Although the RFC manuals stressed that aircraft could accomplish little or nothing in ‘heavy rain, fog, gales or darkness’, pilot records show that flying continued even in cloudy, cold conditions with limited visibility. Advice on weather in the air force Field Service Book was rudimentary: ‘Red at sunset . . . Fair weather’; ‘Red at dawn . . . Bad weather or wind’; ‘Pale yellow at sunset — rain’. Crashes and accidents were as a result routine occurrences. British air forces lost 35,973 aircraft through accident or combat during the war, and suffered the loss of 16,623 airmen, either dead, or severely injured, or prisoners of war. A diary kept by an air mechanic during the later war years gives a vivid description of a typical accidental death:
Lt. J. A. Miller was taking off in an S.E.5 when he crashed, his machine caught fire & he was burned to death, we were powerless to help him, the ammunition in his guns & boxes was exploding & bullets were flying around, soon the fire died down and his charred remains were taken out of the machine & buried in a wood close by, a wooden cross made out of a propeller marks his grave.

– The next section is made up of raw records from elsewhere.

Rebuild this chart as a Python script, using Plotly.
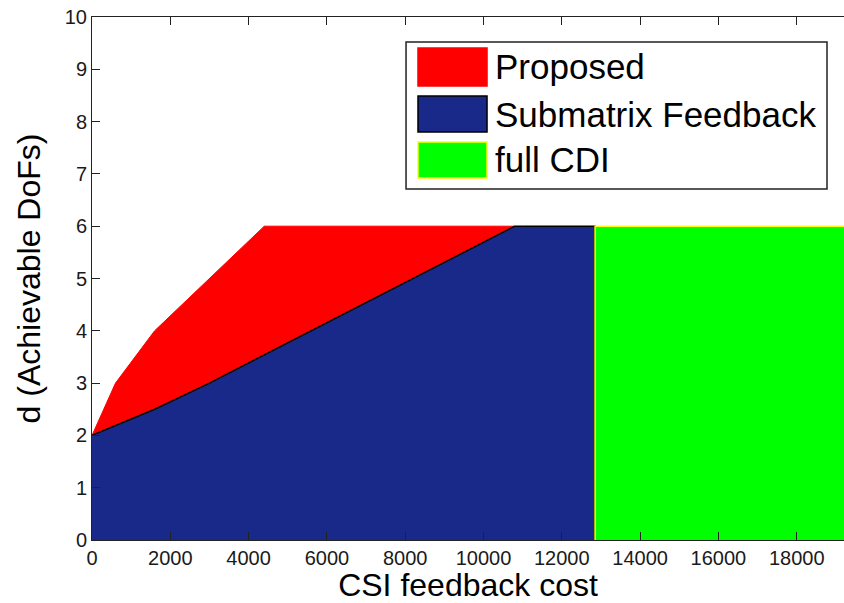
import plotly.graph_objects as go

# Achievable DoFs versus CSI feedback cost
proposed_cost = [0, 600, 1600, 3000, 4400, 10800]
proposed_dof = [2, 3, 4, 5, 6, 6]

submatrix_cost = [0, 1600, 3000, 5600, 8200, 10800, 12850, 12850]
submatrix_dof = [2, 2.5, 3, 4, 5, 6, 6, 0]

full_cdi_cost = [12850, 12850, 19400, 19400]
full_cdi_dof = [0, 6, 6, 0]

x_ticks = [0, 2000, 4000, 6000, 8000, 10000, 12000, 14000, 16000, 18000]
y_ticks = list(range(0, 11))

legend_names = ["Proposed", "Submatrix Feedback", "full CDI"]

RED = "#ff0000"
BLUE = "#18298a"
GREEN = "#00ff00"
YELLOW = "#ffff00"

TICK_FONT = dict(family="Liberation Sans Narrow, Arial Narrow, Liberation Sans, Arial",
                 size=20, color="#1a1a1a")
TITLE_FONT = dict(family="Liberation Sans, Arial", size=32, color="black")

fig = go.Figure()

fig.add_trace(go.Scatter(
    x=proposed_cost, y=proposed_dof, mode="lines", fill="tozeroy",
    fillcolor=RED, line=dict(color=RED, width=1), name=legend_names[0],
))
fig.add_trace(go.Scatter(
    x=submatrix_cost, y=submatrix_dof, mode="lines", fill="tozeroy",
    fillcolor=BLUE, line=dict(color="black", width=1.5), name=legend_names[1],
))
fig.add_trace(go.Scatter(
    x=full_cdi_cost, y=full_cdi_dof, mode="lines", fill="toself",
    fillcolor=GREEN, line=dict(color=YELLOW, width=1.5), name=legend_names[2],
))

# Legend box drawn in paper coordinates with large swatches
shapes = [dict(type="rect", xref="paper", yref="paper",
               x0=0.4176, x1=0.9774, y0=0.6711, y1=0.9522,
               line=dict(color="#222222", width=1.5), fillcolor="white", layer="above")]
swatches = [
    (0.8681, 0.9407, RED, RED),
    (0.7801, 0.8489, BLUE, "black"),
    (0.6922, 0.7610, GREEN, YELLOW),
]
for y0, y1, fc, lc in swatches:
    shapes.append(dict(type="rect", xref="paper", yref="paper",
                       x0=0.4335, x1=0.5253, y0=y0, y1=y1,
                       line=dict(color=lc, width=1.5), fillcolor=fc, layer="above"))

annotations = []
for name, yc in zip(legend_names, [0.9044, 0.8145, 0.7266]):
    annotations.append(dict(text=name, xref="paper", yref="paper", x=0.5332, y=yc,
                            xanchor="left", yanchor="middle", showarrow=False,
                            font=dict(family="Liberation Sans, Arial", size=35, color="black")))

fig.update_layout(
    width=844, height=603,
    margin=dict(l=92, r=0, t=17, b=63),
    paper_bgcolor="white", plot_bgcolor="white",
    showlegend=False,
    shapes=shapes,
    annotations=annotations,
    xaxis=dict(
        range=[0, 19208], tickvals=x_ticks, ticktext=[str(v) for v in x_ticks],
        ticks="inside", ticklen=8, tickcolor="#222222", tickwidth=1,
        showline=True, linecolor="#222222", linewidth=1, mirror="ticks",
        showgrid=False, zeroline=False, tickfont=TICK_FONT,
        title=dict(text="CSI feedback cost", font=TITLE_FONT, standoff=7),
    ),
    yaxis=dict(
        range=[0, 10], tickvals=y_ticks, ticktext=[str(v) for v in y_ticks],
        ticks="inside", ticklen=8, tickcolor="#222222", tickwidth=1,
        showline=True, linecolor="#222222", linewidth=1,
        showgrid=False, zeroline=False, tickfont=TICK_FONT,
        title=dict(text="d (Achievable DoFs)", font=TITLE_FONT, standoff=14),
    ),
)

fig.write_html("out.html")
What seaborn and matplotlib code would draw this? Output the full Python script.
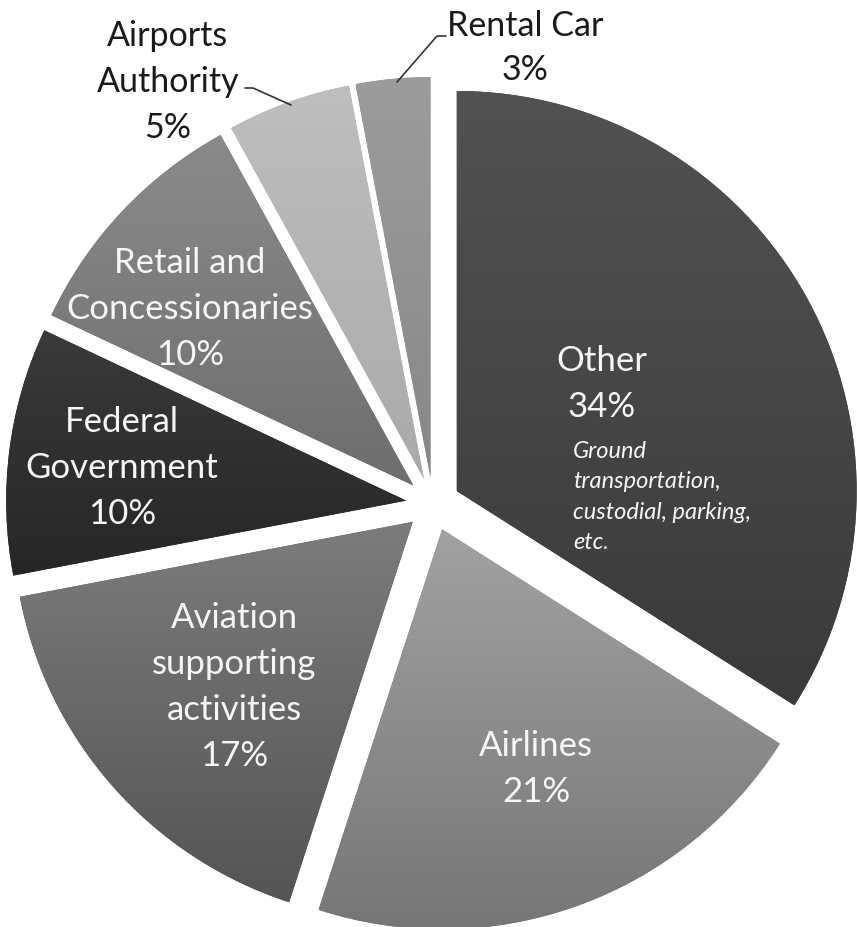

The situation in the first years of the war was not helped by the poor level of training of novice pilots, many of whom would have only 20 hours flying time or less before being posted to operations, where only two hours would be spent learning to fly the frontline aircraft assigned to them. A young John Slessor, later Chief of the Air Staff in 1950, recalled that he was commissioned as an RFC pilot with just twelve hours solo flying, and was fortunate to survive. There were no parachutes.